4.7.2 Blocks of variables, hybrid imputation
An important difference between JM and FCS is that JM imputes all variables at once, whereas FCS imputes each variable separately. JM and FCS are the extremes scenarios of the much wider range of hybrid imputation models. In actual data analysis sets of variables are often connected in some way. Examples are:
A set of scale items and its total score;
A variable with one or more transformations;
Two variables with one or more interaction terms;
A block of normally distributed \(Z\)-scores;
Compositions that add up to a total;
Set of variables that are collected together.
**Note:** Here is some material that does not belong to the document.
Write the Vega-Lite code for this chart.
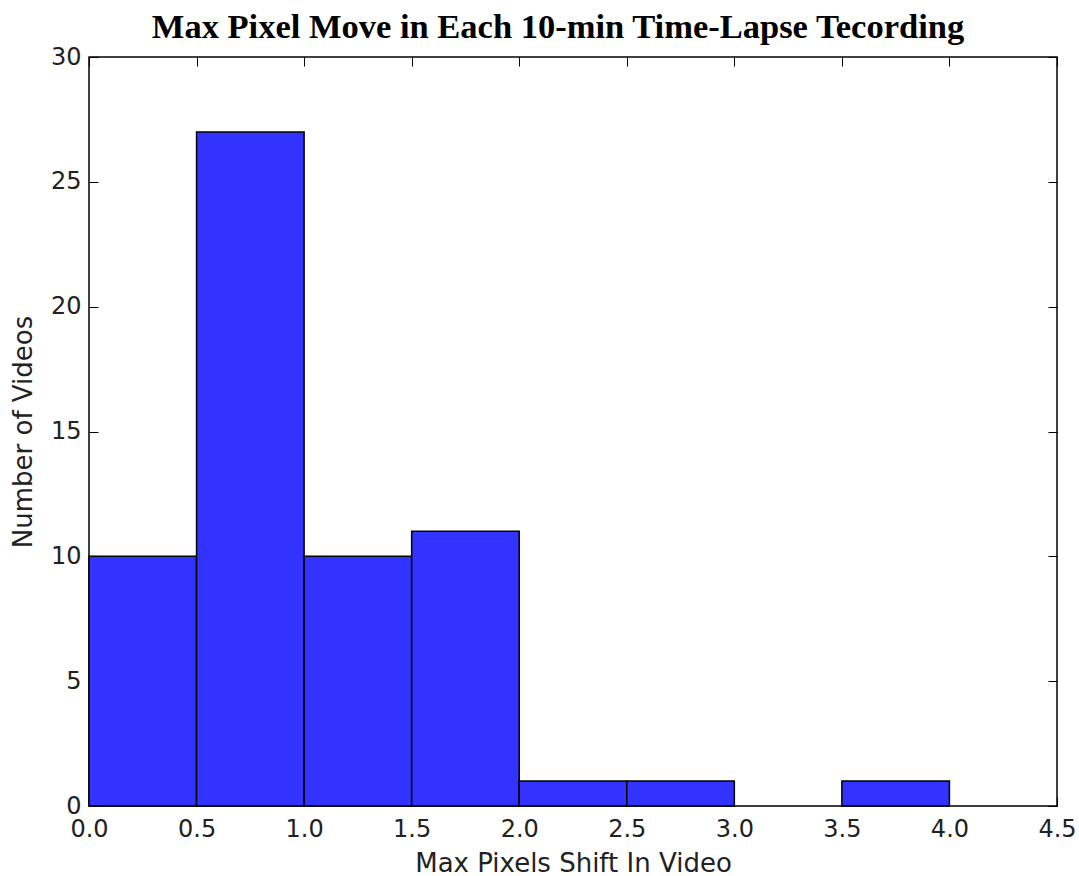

Instead of specifying the steps for each variable separately, it is more user-friendly to impute these as a block. Version 3.0
of mice
includes a new block
argument that partitions the complete set of variables into blocks. All variables within the same block are jointly imputed, which provides a strategy to specify hybrids of JM and FCS. The joint models need to be open to accept external covariates. One possibility is to use predictive mean matching to impute multivariate nonresponse, where the donor values for the variables within the block come from the same donor (Little 1988). The main algorithm in mice 3.0
iterates over the blocks rather than the variables. By default, each variable is its own block, which gives the familiar behavior.
4.7.3 Blocks of units, monotone blocks
Another way to partition the data is to define blocks of units. One weakness of the algorithm in box 4.3 is that it may become unstable when many of the predictors are imputed. Zhu (2016) developed a solution called “Block sequential regression multivariate imputation”, where units are partitioned into blocks according to the missing data pattern. The imputation model for a given variable is modified for each block, such that only the observed data with the block can serve as predictor. The method generalizes the monotone block approach of Li et al. (2014).
4.7.4 Tile imputation
The block-wise partitioning methods are complementary strategies to multivariate imputation. The methods in Section 4.7.2 partition the columns and apply one model to many outcomes, whereas the methods in Section 4.7.3 partition the rows and apply many models to one outcome. These operations can be freely combined into a whole new class of algorithms based on tiles, i.e., combinations of row and column partitions. This is a vast and yet unexplored field. I expect that it will be possible to develop imputation algorithms that are user-friendly, stable and automatic. A major new application of such tile algorithm will be in the imputation of combined data. The problem of automatic detection of “optimal tiles” provides both enormous challenges and substantial pay-offs.